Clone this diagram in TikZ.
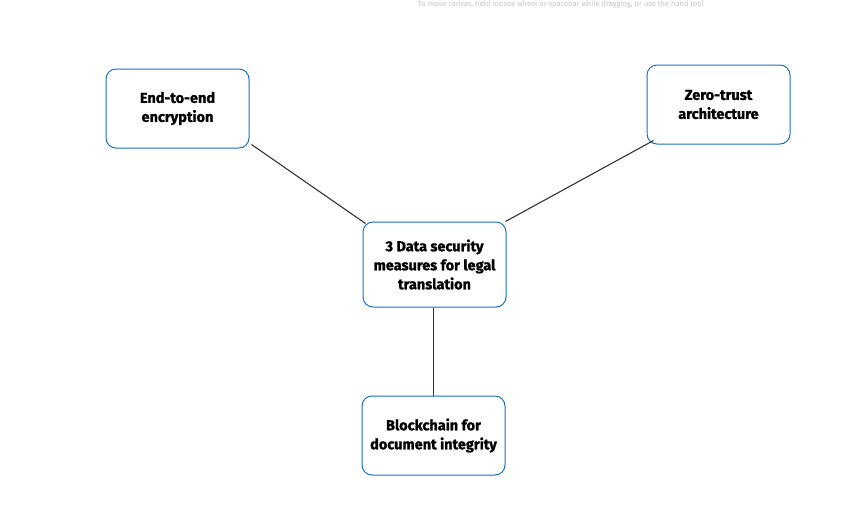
\documentclass[tikz,border=0pt]{standalone}
\usepackage{fontspec}
\setmainfont{Fira Sans}[BoldFeatures={FakeBold=1.2}]
\usetikzlibrary{arrows,calc,positioning}
\definecolor{boxblue}{HTML}{1971C2}
\definecolor{linegray}{HTML}{333333}
\tikzset{
        block/.style = {draw=boxblue, line width=1pt, rounded corners=10pt,
            fill=white, align=center, font=\bfseries\fontsize{14.5}{19}\selectfont,
            minimum width=143pt, minimum height=79pt, inner sep=2pt},
        link/.style = {draw=linegray, line width=1.1pt},
        hint/.style = {text=black!22, font=\fontsize{7.5}{9}\selectfont, inner sep=0pt},
    }

\begin{document}
\begin{tikzpicture}[x=1pt,y=-1pt]
    \useasboundingbox (0,0) rectangle (862,528);
    \fill[white] (0,0) rectangle (862,528);

    \node[hint] (tip) at (561,4.5) {To move canvas, hold mouse wheel or spacebar while dragging, or use the hand tool};

    \node[block] (hub) at (434.5,264.5) [minimum height=85pt] {3 Data security\\measures for legal\\translation};
    \node[block] (e2e) at (177.5,108.5) {End-to-end\\encryption};
    \node[block] (zt) at (718.5,104.5) {Zero-trust\\architecture};
    \node[block] (bc) at (433.5,435.5) {Blockchain for\\document integrity};

    %\draw[link] (e2e) -- (hub);
    \draw[link] ($ (e2e.south east) + (2,-4) $) -- ($ (hub.north west) + (3,2) $);
    \draw[link] ($ (hub.north east) + (-1,0) $) -- ($ (zt.south west) + (7,-4) $);
    \draw[link] (hub.south -| bc.north) -- (bc.north);
\end{tikzpicture}
\end{document}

####

> [THE EXERCISE]
Give back every line exactly as it stands, pictures excluded.

> [RESULT OF THIS EXERCISE]
Clone this diagram in TikZ.
\documentclass[tikz,border=0pt]{standalone}
\usepackage{fontspec}
\setmainfont{Fira Sans}[BoldFeatures={FakeBold=1.2}]
\usetikzlibrary{arrows,calc,positioning}
\definecolor{boxblue}{HTML}{1971C2}
\definecolor{linegray}{HTML}{333333}
\tikzset{
        block/.style = {draw=boxblue, line width=1pt, rounded corners=10pt,
            fill=white, align=center, font=\bfseries\fontsize{14.5}{19}\selectfont,
            minimum width=143pt, minimum height=79pt, inner sep=2pt},
        link/.style = {draw=linegray, line width=1.1pt},
        hint/.style = {text=black!22, font=\fontsize{7.5}{9}\selectfont, inner sep=0pt},
    }

\begin{document}
\begin{tikzpicture}[x=1pt,y=-1pt]
    \useasboundingbox (0,0) rectangle (862,528);
    \fill[white] (0,0) rectangle (862,528);

    \node[hint] (tip) at (561,4.5) {To move canvas, hold mouse wheel or spacebar while dragging, or use the hand tool};

    \node[block] (hub) at (434.5,264.5) [minimum height=85pt] {3 Data security\\measures for legal\\translation};
    \node[block] (e2e) at (177.5,108.5) {End-to-end\\encryption};
    \node[block] (zt) at (718.5,104.5) {Zero-trust\\architecture};
    \node[block] (bc) at (433.5,435.5) {Blockchain for\\document integrity};

    %\draw[link] (e2e) -- (hub);
    \draw[link] ($ (e2e.south east) + (2,-4) $) -- ($ (hub.north west) + (3,2) $);
    \draw[link] ($ (hub.north east) + (-1,0) $) -- ($ (zt.south west) + (7,-4) $);
    \draw[link] (hub.south -| bc.north) -- (bc.north);
\end{tikzpicture}
\end{document}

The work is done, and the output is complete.